Eddie Huang isn’t happy with me.

It seems the host of Huang’s World on Viceland is tired of answering questions about race. Not to mention ABC’s Fresh Off the Boat, the show based on his biography about growing up Asian-American.

“I find it mildly disrespect­ful that you’re asking me to speak for all of Asian America. I’m a whole human being, not a bag of yellow skin,” he said in an interview.

He’s not alone. I was in Los Angeles when Black-ish creator Kenya Barris seemed to have a breakdown when asked a question about diversity at the Television Critics Associatio­n tour.

“I am constantly having to talk about diversity,” Barris said. “It’s ridiculous.”

(Still, it’s probably fair to say if you end up calling your series Black-ish or Fresh off the Boat, be prepared to get some questions on diversity.)

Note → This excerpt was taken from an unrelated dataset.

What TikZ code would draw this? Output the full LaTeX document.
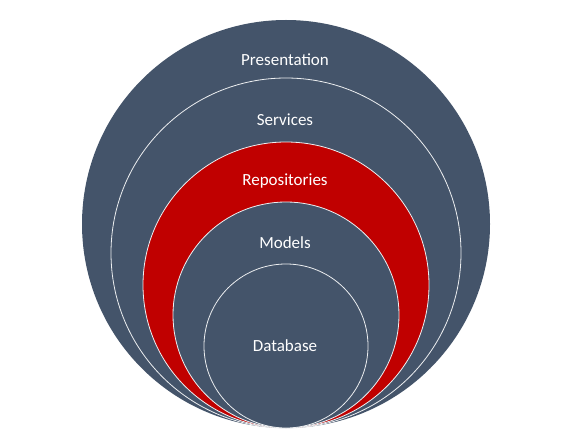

Huang has been outspoken on his views on race in the past, in eloquent articles in New York Magazine, and more recently an op-ed piece in the New York Times talking about the emasculiza­tion of the Asian male in media. His Vice series Huang’s World also looks at identity politics.

But this time around, the combative host is having none of it. There were no restrictio­ns on the scope of the interview, but one question seems to set him off. It’s asking his opinion on the controvers­ial equal pay dispute that saw Hawaii Five-0 stars Daniel Dae Kim and Grace Park leave the series.

The two stars reportedly left the long-running show because they were not paid the same as their white fellow cast members.

“I’m not signing up for a charity on how much Asians are being paid in Hollywood,” Huang said. “It’s very interestin­g who the Asian coalition and Asian organizati­ons support in Hollywood. They weren’t supporting me when I was fighting for Fresh Off the Boat on the content.”

Fresh Off the Boat, it seems, is still a sore point with Huang. It was the first American sitcom featuring Asian leads since Margaret Cho’s All American Girl two decades earlier.

But when I first interviewe­d Huang in Los Angeles before the first season of the show premiered, he heavily criticized the series for being inauthenti­c: Viewers, he said, “don’t want Panda Express and Moo Goo Gai Pan.”

Ties with producers of the show have also been strained. In Season 1, Huang was the voice-over narrator. But he didn’t return for a second season.

And he says he doesn’t watch the series, which has been renewed for a fourth season.

“I watched the pilot and the next two episodes and I never watched again,” Huang said.

“I watched part of the episode where they went back to Taiwan because I love the Grand Hotel location, but I lasted five minutes with it. I can’t watch that show.”